Williams sees it as a chance for “folks to come in [to] enjoy some hymns…[to] request their favorites and sing along if they want.” The day of music will be casual and easygoing.

“There is nothing required,” Williams said. “It’s strictly to try to reacquaint people with the hymns of the hymnal and hopefully to encourage them to help us in our process toward obtaining a better instrument.”

The hymns are those of the Anglican Church in the United States. According to Williams, the Anglican Church — the Church of England, in England and abroad — has provided “the finest music and the finest musicians to the Christian experience for centuries,” with many other denominations borrowing from its vast musical treasury.

Among its composers are Henry Purcell, John Blow, William Byrd, Orlando Gibbons, Edward Elgar, Charles Stanford, Charles Hubert Hastings Parry, Ralph Vaughn Williams and Benjamin Britten, who in 1913 was fittingly born on Nov. 22, the Festival of St. Cecilia, the patroness of music. Their works span the 16th through the 20th centuries.

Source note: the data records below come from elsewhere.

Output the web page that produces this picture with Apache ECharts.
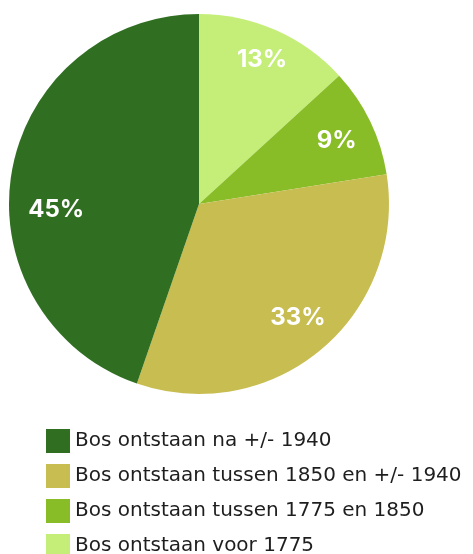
<!DOCTYPE html>
<html><head><meta charset="utf-8">
<script src="https://cdn.jsdelivr.net/npm/echarts@6/dist/echarts.min.js"></script>
<style>html,body{margin:0;padding:0;background:#fff;overflow:hidden}#c{width:473px;height:620px}</style>
</head><body><div id="c"></div>
<script>
const categories = ['Bos ontstaan voor 1775','Bos ontstaan tussen 1775 en 1850','Bos ontstaan tussen 1850 en +/- 1940','Bos ontstaan na +/- 1940'];
const values = [13.2, 9.3, 32.8, 44.7];
const colors = ['#c5ee79','#88bd27','#c8bd51','#306f22'];
const legendOrder = ['Bos ontstaan na +/- 1940','Bos ontstaan tussen 1850 en +/- 1940','Bos ontstaan tussen 1775 en 1850','Bos ontstaan voor 1775'];

const data = categories.map((n,i)=>({name:n, value:values[i], itemStyle:{color:colors[i]}}));
const chart = echarts.init(document.getElementById('c'), null, {renderer:'canvas'});
chart.setOption({
  animation:false,
  legend:{
    data: legendOrder, orient:'vertical', left:46, top:429, padding:0,
    itemWidth:24, itemHeight:24, itemGap:11, icon:'rect',
    textStyle:{fontFamily:'DejaVu Sans', fontSize:20, color:'#1e1e1e'},
    selectedMode:false
  },
  series:[
    {type:'pie', center:[199,204], radius:[0,190], startAngle:90, clockwise:true,
     data:data, label:{show:false}, labelLine:{show:false}, silent:true,
     itemStyle:{borderWidth:0}},
    {type:'pie', center:[199,204], radius:[112,190], startAngle:90, clockwise:true,
     data:categories.map((n,i)=>({name:n+' ', value:values[i], itemStyle:{color:'rgba(0,0,0,0)'}})),
     silent:true, labelLine:{show:false},
     labelLayout: p => p.dataIndex===3 ? {dx:9, dy:31} : (p.dataIndex===1 ? {dx:-1, dy:4} : (p.dataIndex===2 ? {dy:-4} : {dx:1, dy:-3})),
     label:{show:true, position:'inside', color:'#fff', fontFamily:'Inter', fontWeight:'bold', fontSize:24,
       formatter:p=>Math.round(p.value)+'%'}}
  ]
});
</script></body></html>
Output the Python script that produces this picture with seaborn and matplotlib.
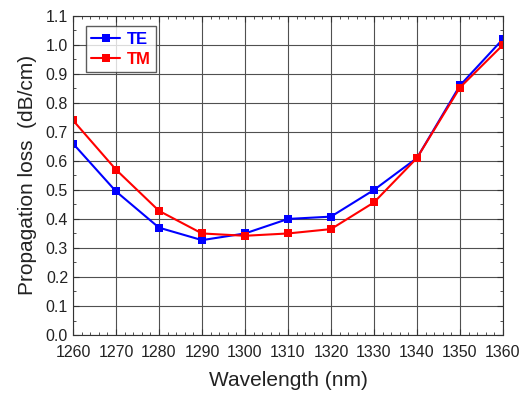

“The English church took the basic concept of chant singing [and] harmonized it. The early writers of music in more than one part were English,” Williams said. Byrd, he said, is considered the father of modern-day hymnody because he developed hymns to be sung in two-, three- or four-part harmony.

In the 1500s, the music of the church was a uniquely Anglican monophonic, non-metrical plainsong. Its roots, though, ran deep into the Gregorian Roman Mass, introduced to England after St. Gregory the Great, in 597, sent Augustine to Canterbury to be the first bishop in England appointed by the pope.

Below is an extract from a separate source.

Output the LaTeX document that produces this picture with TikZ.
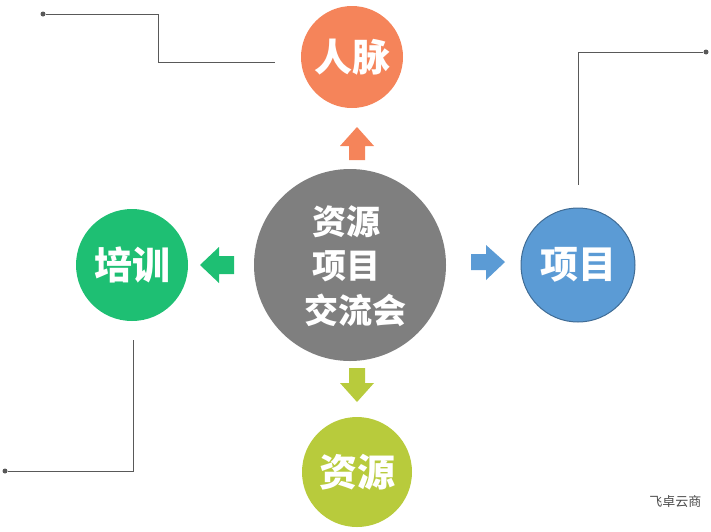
\documentclass[tikz,border=0pt]{standalone}
\usepackage{fontspec}
\newfontfamily\cjk{Noto Sans CJK SC}
\begin{document}
\begin{tikzpicture}[x=1pt,y=-1pt,
  circ/.style={circle,inner sep=0pt,text=white,font=\cjk\bfseries\fontsize{38}{40}\selectfont},
  ctext/.style={text=white,anchor=west,inner sep=0pt,font=\cjk\bfseries\fontsize{34}{36}\selectfont},
  lead/.style={draw=black!65,line width=0.8pt},
  dot/.style={circle,fill=black!65,inner sep=0pt,minimum size=5pt}]
\useasboundingbox (0,0) rectangle (711,531);
\definecolor{org}{HTML}{F5845A}\definecolor{grn}{HTML}{1EBF73}
\definecolor{blu}{HTML}{5B9BD5}\definecolor{ylw}{HTML}{B8CB3C}\definecolor{gry}{HTML}{7F7F7F}
\node[circ,fill=gry,minimum size=192pt] (c) at (350,265) {};
\node[ctext] (c1) at (312,222) {资源};
\node[ctext] (c2) at (312,266) {项目};
\node[ctext] (c3) at (304,310) {交流会};
\node[circ,fill=org,minimum size=102pt] (t) at (352,57) {人脉};
\node[circ,fill=grn,minimum size=112pt] (l) at (132,265) {培训};
\node[circ,fill=blu,draw=blu!70!black,line width=1pt,minimum size=114pt] (r) at (578,265) {项目};
\node[circ,fill=ylw,minimum size=110pt] (b) at (357,472) {资源};
% block arrows
\fill[org] (349,160)--(349,146)--(340,146)--(357,127)--(374,146)--(365,146)--(365,160)--cycle;
\fill[grn] (234,256)--(219,256)--(219,247)--(200,265)--(219,283)--(219,274)--(234,274)--cycle;
\fill[blu] (471,254)--(486,254)--(486,245)--(505,262)--(486,280)--(486,270)--(471,270)--cycle;
\fill[ylw] (349,368)--(349,383)--(340,383)--(357,402)--(374,383)--(365,383)--(365,368)--cycle;
% leader lines
\node[dot] (d1) at (43,14) {}; \coordinate (e1) at (275,62);
\draw[lead] (d1) -- (158,14) -- (158,62) -- (e1);
\node[dot] (d2) at (706,52) {}; \coordinate (e2) at (578,185);
\draw[lead] (d2) -- (578,52) -- (e2);
\node[dot] (d3) at (5,471) {}; \coordinate (e3) at (133,340);
\draw[lead] (d3) -- (133,471) -- (e3);
\node[font=\cjk\fontsize{13}{14}\selectfont,text=black!70,anchor=east] (w) at (705,502) {飞卓云商};
\end{tikzpicture}
\end{document}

Music is a central aspect of Anglican worship and the organ has long been its foundation. Organ literature from all periods is performed for the church’s liturgy; the organ leads the congregational singing.

The better instrument of which Williams speaks is an Allen state-of-the-art digital organ. It will benefit the parish on two counts, he explains.

It will replace the present organ, which no longer works as well as it ought. And it will solve the problem of the parish being unable to find an organist.

Many denominations and congregations have replaced organs with “electronic keyboards and trap sets,” Williams said. So few now choose to study organ.

“It’s a very sad day,” he said. “There’s nobody around that plays capably [for] a liturgical service.” Williams must be both bishop and organist on Sunday mornings.

He plays a processional hymn before going to the altar then leaves the congregation to sing the service’s liturgical music a cappella. Following his blessing and church announcements, he returns to the organ play a recessional hymn before greeting parishioners and visitors at the door.

“To have this crazy person wandering back and forth,” Williams said referring to himself, “kind of interrupts the flow of things.” He finds it draws attention to him when it should be on God. The Allen digital organ the church hopes to buy would end that.

Williams, who has played the organ in churches since he was 11, is capable of playing the church’s hymns and its liturgical music. He earned a bachelor’s in organ and church music at the University of Michigan in Ann Arbor.

Before being ordained a deacon and later a priest, he was organist and choirmaster at several churches. As a seminary senior at Nashotah House in Wisconsin, he became its first full-time director of music and in the ’80s he was assistant rector and director of music at St. Thomas’ Church in his hometown of Battle Creek, Mich.

The new Allen organ would allow him to record hymns and liturgical music in advance to be played during services by remote control.

It provides sounds digitally recorded from the 61-pipe ranks of actual fine pipe organs. It captures the appropriate attack and release as well as the sound of a pipe organ played in large, resonant room.

“It is truly remarkable,” Williams said. “The most discriminating ear will find it difficult to distinguish [its] digitally recorded sounds from [those of] real organ pipes.”

All Saints’ Cathedral is at 18082 Bushard St., Fountain Valley. The hymnathon is free and open to the public.